“Le avventure di Pinocchio” di Carlo Collodi

“Le avventure di Pinocchio” di Carlo Collodi, 1883 (ed Mondadori 2001)

“Le avventure di Pinocchio” è un romanzo che oggi chiameremmo fantasy per ragazzi, uscito a puntate per la prima metà fra il 1881 e il 1882 e pubblicato nel 1883 in volume. Io ho letto un’edizione Mondadori del 2001 illustrata da Nicoletta Ceccoli, che propone il testo del 1883, “l’unico testo sicuramente rivisto da Carlo Collodi”, ammodernando solamente la grafia per esempio trasformando le j in i.

Trama de “Le avventure di Pinocchio”

Tutto comincia quando Mastro ciliegia dà a mastro Geppetto un ceppo di legno e lui decide di farne un burattino. Succede che questo burattino si mette a parlare e a muoversi di vita propria. Provoca subito guai: a causa sua, mastro Geppetto finisce in prigione per mesi, e poi in fondo al mare.

Rimasto allo sbando, Pinocchio si accompagna spesso alle persone sbagliate, viene da loro imbrogliato, ma piano piano, anche grazie alla mano buona della Fata dai capelli turchini, inizia ad ascoltare la voce della sua coscienza e a maturare.

Il suo obiettivo è diventare un bambino vero… Chissà se ci riuscirà…….?

Punti di forza

Lo dico dal punto di vista dell’adulto: che forza, questo Pinocchio! Che semplicità e che verità nell’accorgersi dei suoi errori! Mi è piaciuto molto come vengono trattati temi come l’obbedienza ai genitori e la necessità di essere assertivi per non farsi sviare dalle cattive compagnie. Sarà una posizione di comodo, ma l’ho adorato! Ho trovato perfino utile quando, ogni tanto, Pinocchio riassume le sue avventure precedenti: sicuramente un’esigenza narrativa, visto che inizialmente il libro è uscito a puntate, ma ne beneficia anche la memoria di un bambino.

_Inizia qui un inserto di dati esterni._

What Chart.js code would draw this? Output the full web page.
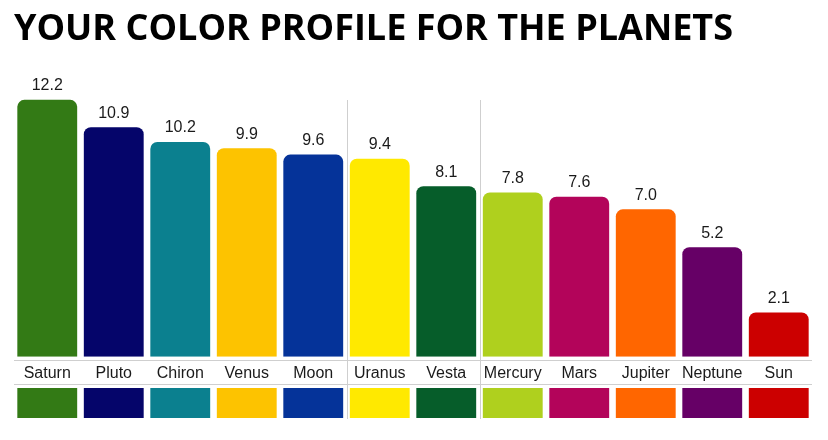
<!DOCTYPE html>
<html>
<head>
<meta charset="utf-8">
<script src="https://cdn.jsdelivr.net/npm/chart.js@4/dist/chart.umd.min.js"></script>
<style>
html,body{margin:0;padding:0;background:#fff;}
#wrap{width:828px;height:440px;position:relative;}
</style>
</head>
<body>
<div id="wrap"><canvas id="c"></canvas></div>
<script>
const titleText = "YOUR COLOR PROFILE FOR THE PLANETS";
const planets = ["Saturn","Pluto","Chiron","Venus","Moon","Uranus","Vesta","Mercury","Mars","Jupiter","Neptune","Sun"];
const scores = [12.2,10.9,10.2,9.9,9.6,9.4,8.1,7.8,7.6,7.0,5.2,2.1];
const planetColors = ["#337a15","#05056a","#0b808f","#fdc300","#053399","#ffe900","#065d2a","#afd01e","#b3045a","#ff6600","#660066","#cc0000"];
const groupStarts = [5,7];

const extras = {
  id:'extras',
  afterDraw(chart){
    const ctx = chart.ctx;
    const x = chart.scales.x;
    const meta = chart.getDatasetMeta(0);
    ctx.save();
    // title
    ctx.fillStyle = '#000';
    ctx.font = 'bold 36px "Open Sans"';
    ctx.textBaseline = 'alphabetic';
    ctx.textAlign = 'left';
    ctx.fillText(titleText, 14, 40);
    // horizontal rules
    ctx.strokeStyle = '#cfcfcf';
    ctx.lineWidth = 1;
    [360.5, 384.5].forEach(y=>{
      ctx.beginPath(); ctx.moveTo(x.left, y); ctx.lineTo(x.right, y); ctx.stroke();
    });
    // vertical group separators
    groupStarts.forEach(i=>{
      const px = Math.round((x.getPixelForValue(i-1)+x.getPixelForValue(i))/2)+0.5;
      ctx.beginPath(); ctx.moveTo(px, 100); ctx.lineTo(px, 419); ctx.stroke();
    });
    // value labels and swatches
    ctx.font = '16px "Liberation Sans"';
    ctx.textAlign = 'center';
    ctx.textBaseline = 'middle';
    meta.data.forEach((bar,i)=>{
      ctx.fillStyle = '#1a1a1a';
      ctx.fillText(scores[i].toFixed(1), bar.x, bar.y - 14);
      ctx.fillStyle = planetColors[i];
      ctx.fillRect(bar.x - bar.width/2, 388, bar.width, 30);
    });
    ctx.restore();
  }
};

new Chart(document.getElementById('c'), {
  type:'bar',
  data:{
    labels: planets,
    datasets:[{
      data: scores,
      backgroundColor: planetColors,
      borderRadius: 7,
      borderSkipped: 'bottom',
      barPercentage: 0.9,
      categoryPercentage: 1.0
    }]
  },
  options:{
    responsive:true,
    maintainAspectRatio:false,
    animation:false,
    devicePixelRatio:1,
    layout:{padding:{left:14, right:16, top:83, bottom:50}},
    plugins:{legend:{display:false}, title:{display:false}, tooltip:{enabled:false}},
    scales:{
      x:{
        grid:{display:false, drawTicks:false},
        border:{display:false},
        ticks:{color:'#1a1a1a', font:{family:'"Liberation Sans"', size:16}, padding:7, maxRotation:0, autoSkip:false}
      },
      y:{display:false, min:0, max:13}
    }
  },
  plugins:[extras]
});
</script>
</body>
</html>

Collodi inoltre non si perde in descrizioni inutili, è sempre molto scattante. Ha uno stile molto colloquiale e mi è piaciuto vederlo indugiare nel toscanaccio: mi sono divertita a leggerlo ad alta voce e ad aspirare le “c” di tutte le battute di Pinocchio.

Mi è impossibile giudicare negativamente dal punto di vista tecnico i piccoli episodi che sembrano buttati lì, come l’incontro con il serpente che si mette a ridere fino a quando non scoppia, perché ormai fanno parte di un immaginario collettivo intoccabile, anche se non sono stati resi immortali dalle versioni cinematografiche più famose.

Però, però, però…

Certo, il linguaggio del “Pinocchio” originale è ottocentesco e diverse espressioni sono caduti in disuso. Leggendolo a mio figlio di sette anni, mi è venuto ogni tanto da togliere qualche ostacolo, come sostituire “mise” a “messe” (il passato remoto di mettere) o qualche desinenza un po’ strana. Nello stesso tempo mi figuravo la sua percezione se lo avesse letto da solo. Penso che a questa età sia più comprensibile da ascoltare, perché si può esercitare meglio la comprensione globale e può essere l’adulto a modulare la velocità in passaggi più ostici ma poco funzionali.

A seconda delle sensibilità, c’è inoltre da superare un piccolo ostacolo, che è quell’abitudine tutta ottocentesca di riassumere il contenuto del capitolo nel titolo, anche anticipando momenti di climax emotivamente importanti. Io preferivo lasciare a mio figlio il gusto della scoperta e quindi a metà libro ho smesso di leggere le anticipazioni.

Peccato per la fine un po’ frettolosa.

Tuttavia, per la maggior parte del tempo questo bel romanzo è stato perfettamente comprensibile, anche grazie alla sua struttura divisa in episodi, abbastanza brevi. “Pinocchio” è da leggere: considerate che non ha neanche quel pathos stucchevole e sorpassato del suo coevo “Cuore” (1886). Ne sarete deliziati.